| Your goal |
For this exercise, repeat all of the material verbatim apart from its images.

--------------------------------

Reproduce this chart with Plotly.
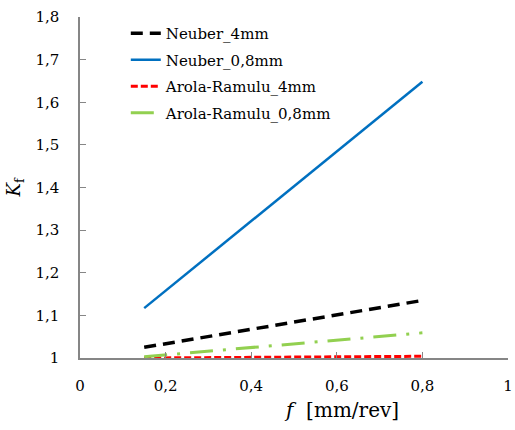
import plotly.graph_objects as go

# Feed rate f [mm/rev] and fatigue notch factor Kf for each model / notch radius
feed = [0.15, 0.4, 0.6, 0.8]
neuber_4mm = [1.025, 1.067, 1.101, 1.135]
neuber_08mm = [1.117, 1.322, 1.485, 1.648]
arola_4mm = [1.000, 1.002, 1.003, 1.004]
arola_08mm = [1.003, 1.024, 1.041, 1.059]

x_ticks = [0, 0.2, 0.4, 0.6, 0.8, 1]
y_ticks = [1, 1.1, 1.2, 1.3, 1.4, 1.5, 1.6, 1.7, 1.8]

series = [
    ("Neuber_4mm", neuber_4mm, "#000000", "12px,7px", 3.5),
    ("Neuber_0,8mm", neuber_08mm, "#0070C0", "solid", 2.5),
    ("Arola-Ramulu_4mm", arola_4mm, "#FF0000", "7px,3px", 3),
    ("Arola-Ramulu_0,8mm", arola_08mm, "#92D050", "23px,10px,3px,10px", 3),
]

SERIF = "DejaVu Serif"
BLACK = "#000000"

fig = go.Figure()
for name, vals, color, dash, width in series:
    fig.add_trace(go.Scatter(
        x=feed, y=vals, mode="lines", name=name, legendgroup=name,
        line=dict(color=color, dash=dash, width=width),
    ))

tick_font = dict(family=SERIF, size=15, color=BLACK)
fig.update_layout(
    width=515, height=430,
    margin=dict(l=80, r=7, t=17, b=72),
    plot_bgcolor="white", paper_bgcolor="white",
    separators=", ",
    font=dict(family=SERIF, color=BLACK),
    showlegend=True,
    legend=dict(
        x=0.107, y=1.0, xanchor="left", yanchor="top",
        bgcolor="rgba(0,0,0,0)", font=dict(family=SERIF, size=15, color=BLACK),
        traceorder="grouped", tracegroupgap=4, itemwidth=30,
    ),
    xaxis=dict(
        range=[0, 1], tickvals=x_ticks, showgrid=False, zeroline=False,
        showline=True, linecolor="#868686", linewidth=1.5,
        ticks="inside", ticklen=6, tickcolor="#868686",
        tickfont=tick_font, ticklabelstandoff=13, automargin=False,
    ),
    yaxis=dict(
        range=[1, 1.8], tickvals=y_ticks, showgrid=False, zeroline=False,
        showline=True, linecolor="#868686", linewidth=1.5,
        ticks="inside", ticklen=6, tickcolor="#868686",
        tickfont=tick_font, ticklabelstandoff=16, automargin=False,
        title=dict(text="<i>K</i><sub>f</sub>", font=dict(family=SERIF, size=18, color=BLACK), standoff=10),
    ),
    annotations=[dict(
        text="<i>f</i>  [mm/rev]", xref="paper", yref="paper",
        x=0.61, y=-0.152, xanchor="center", yanchor="middle", showarrow=False,
        font=dict(family=SERIF, size=20, color=BLACK),
    )],
)

fig.write_html("out.html")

--------------------------------

| Result for this task |
Reproduce this chart with Plotly.
import plotly.graph_objects as go

# Feed rate f [mm/rev] and fatigue notch factor Kf for each model / notch radius
feed = [0.15, 0.4, 0.6, 0.8]
neuber_4mm = [1.025, 1.067, 1.101, 1.135]
neuber_08mm = [1.117, 1.322, 1.485, 1.648]
arola_4mm = [1.000, 1.002, 1.003, 1.004]
arola_08mm = [1.003, 1.024, 1.041, 1.059]

x_ticks = [0, 0.2, 0.4, 0.6, 0.8, 1]
y_ticks = [1, 1.1, 1.2, 1.3, 1.4, 1.5, 1.6, 1.7, 1.8]

series = [
    ("Neuber_4mm", neuber_4mm, "#000000", "12px,7px", 3.5),
    ("Neuber_0,8mm", neuber_08mm, "#0070C0", "solid", 2.5),
    ("Arola-Ramulu_4mm", arola_4mm, "#FF0000", "7px,3px", 3),
    ("Arola-Ramulu_0,8mm", arola_08mm, "#92D050", "23px,10px,3px,10px", 3),
]

SERIF = "DejaVu Serif"
BLACK = "#000000"

fig = go.Figure()
for name, vals, color, dash, width in series:
    fig.add_trace(go.Scatter(
        x=feed, y=vals, mode="lines", name=name, legendgroup=name,
        line=dict(color=color, dash=dash, width=width),
    ))

tick_font = dict(family=SERIF, size=15, color=BLACK)
fig.update_layout(
    width=515, height=430,
    margin=dict(l=80, r=7, t=17, b=72),
    plot_bgcolor="white", paper_bgcolor="white",
    separators=", ",
    font=dict(family=SERIF, color=BLACK),
    showlegend=True,
    legend=dict(
        x=0.107, y=1.0, xanchor="left", yanchor="top",
        bgcolor="rgba(0,0,0,0)", font=dict(family=SERIF, size=15, color=BLACK),
        traceorder="grouped", tracegroupgap=4, itemwidth=30,
    ),
    xaxis=dict(
        range=[0, 1], tickvals=x_ticks, showgrid=False, zeroline=False,
        showline=True, linecolor="#868686", linewidth=1.5,
        ticks="inside", ticklen=6, tickcolor="#868686",
        tickfont=tick_font, ticklabelstandoff=13, automargin=False,
    ),
    yaxis=dict(
        range=[1, 1.8], tickvals=y_ticks, showgrid=False, zeroline=False,
        showline=True, linecolor="#868686", linewidth=1.5,
        ticks="inside", ticklen=6, tickcolor="#868686",
        tickfont=tick_font, ticklabelstandoff=16, automargin=False,
        title=dict(text="<i>K</i><sub>f</sub>", font=dict(family=SERIF, size=18, color=BLACK), standoff=10),
    ),
    annotations=[dict(
        text="<i>f</i>  [mm/rev]", xref="paper", yref="paper",
        x=0.61, y=-0.152, xanchor="center", yanchor="middle", showarrow=False,
        font=dict(family=SERIF, size=20, color=BLACK),
    )],
)

fig.write_html("out.html")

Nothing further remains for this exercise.